As is the case with any large organization, we would be delusional if we expected this process to take place quickly. That’s the nature of large organizations, alas.
The key thing to grasp about this “Tale of Two Chapels” is that this inspired adaptation never would have taken place were it not for the considerable initiative of local people on the ground. We can expect that high church leaders will rely on good judgment and divine revelation to make decisions, but it would be unfair to expect them to be telepathic and omnipresent. This is why visiting teachers and home teachers are so important within a ward’s organizational structure. They are the bishop’s eyes and ears on the ground, keeping in touch with individual families and making him aware of any special needs. Grassroots activity in terms of problem-spotting-and-solving can only improve the process of building Zion.
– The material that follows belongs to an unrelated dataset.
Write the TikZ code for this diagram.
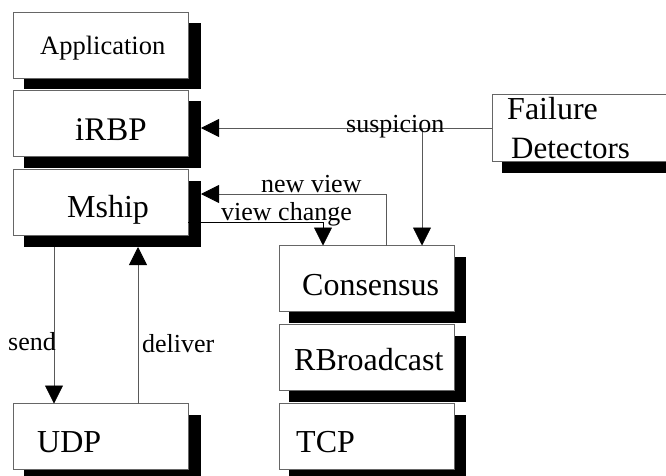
\documentclass[tikz,border=0pt]{standalone}
\usepackage{fontspec}
\setmainfont{Liberation Serif}
\usetikzlibrary{arrows.meta}
\tikzset{
  boxnode/.style={draw=black!60, line width=0.8pt, fill=white, minimum width=175pt, minimum height=66pt, inner sep=0pt, outer sep=0pt},
  shadownode/.style={fill=black, draw=none, minimum width=177pt, minimum height=66pt, inner sep=0pt, outer sep=0pt},
  big/.style={anchor=base west, inner sep=0pt, font=\fontsize{32}{32}\selectfont},
  mid/.style={anchor=base west, inner sep=0pt, font=\fontsize{26.5}{26.5}\selectfont},
  lab/.style={anchor=base west, inner sep=0pt, font=\fontsize{26}{26}\selectfont},
  conn/.style={draw=black!65, line width=0.8pt},
  arr/.style={conn, -{Triangle[length=18pt,width=18pt,color=black,fill=black]}},
}
\begin{document}
\begin{tikzpicture}[x=1pt,y=-1pt]
\useasboundingbox (0,0) rectangle (666,476);
\clip (0,0) rectangle (666,476);
% left column
\node[shadownode] (appS) at (112.5,56.5) {};
\node[boxnode] (app) at (100.5,45) {};
\node[shadownode] (irbpS) at (112.5,134.5) {};
\node[boxnode] (irbp) at (100.5,123) {};
\node[shadownode] (mshipS) at (112.5,214) {};
\node[boxnode] (mship) at (100.5,202.5) {};
\node[shadownode] (udpS) at (112.5,448) {};
\node[boxnode] (udp) at (100.5,436.5) {};
% right column
\node[shadownode] (consS) at (377.5,290) {};
\node[boxnode] (cons) at (366.5,278.5) {};
\node[shadownode] (rbcS) at (377.5,369) {};
\node[boxnode] (rbc) at (366.5,357.5) {};
\node[shadownode] (tcpS) at (377.5,448) {};
\node[boxnode] (tcp) at (366.5,436.5) {};
% failure detectors
\node[shadownode, minimum width=190pt, minimum height=12pt] (fdS) at (597,167) {};
\node[boxnode, minimum width=190pt, minimum height=67pt, anchor=north west] (fd) at (492,94) {};
% texts
\node[mid] (tapp) at (40,55) {Application};
\node[big, font=\fontsize{33}{33}\selectfont] (tirbp) at (75,140) {iRBP};
\node[big] (tmship) at (67,217) {Mship};
\node[big] (tudp) at (37,452) {UDP};
\node[big] (tcons) at (302,295) {Consensus};
\node[big] (trbc) at (294,370) {RBroadcast};
\node[big] (ttcp) at (296,452) {TCP};
\node[big] (tf) at (507,120) {Failure};
\node[big, font=\fontsize{31}{31}\selectfont] (td) at (511,158) {Detectors};
% connectors
\coordinate (c1) at (422,128);
\draw[arr] (fd.west |- c1) -- (irbpS.east |- c1);
\draw[arr] (c1) -- (c1 |- cons.north);
\coordinate (c2) at (386,194);
\draw[arr] (c2 |- cons.north) -- (c2) -- (mshipS.east |- c2);
\coordinate (c3) at (323,222);
\draw[arr, draw=black] (mship.east |- c3) -- (c3) -- (c3 |- cons.north);
\coordinate (c5) at (54,300);
\draw[arr] (c5 |- mshipS.south) -- (c5 |- udp.north);
\coordinate (c4) at (138,300);
\draw[arr] (c4 |- udp.north) -- (c4 |- mshipS.south);
% labels
\node[lab] (lsusp) at (346,132) {suspicion};
\node[lab] (lnew) at (261,192) {new view};
\node[lab] (lvc) at (221,220) {view change};
\node[lab] (lsend) at (8,350) {send};
\node[lab] (ldel) at (142,352) {deliver};
\end{tikzpicture}
\end{document}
At General Conference in April 2014, Elder Uchtdorf reminded us that the Restoration of the gospel is not something that is complete and already behind us. “Restoration is an ongoing process; we are living in it right now,” he said. “It includes ‘all that God has revealed, all that He does now reveal,’ and the ‘many great and important things’ that ‘He will yet reveal.’”
In the 21st century, change in the Church is not something to be feared, but something to be sensibly expected and facilitated. It is both a bottom-up and top-down process. It is also a horizontal process. When it comes to inspiration, Mormons are accustomed to looking up, but I suggest that we should also look around.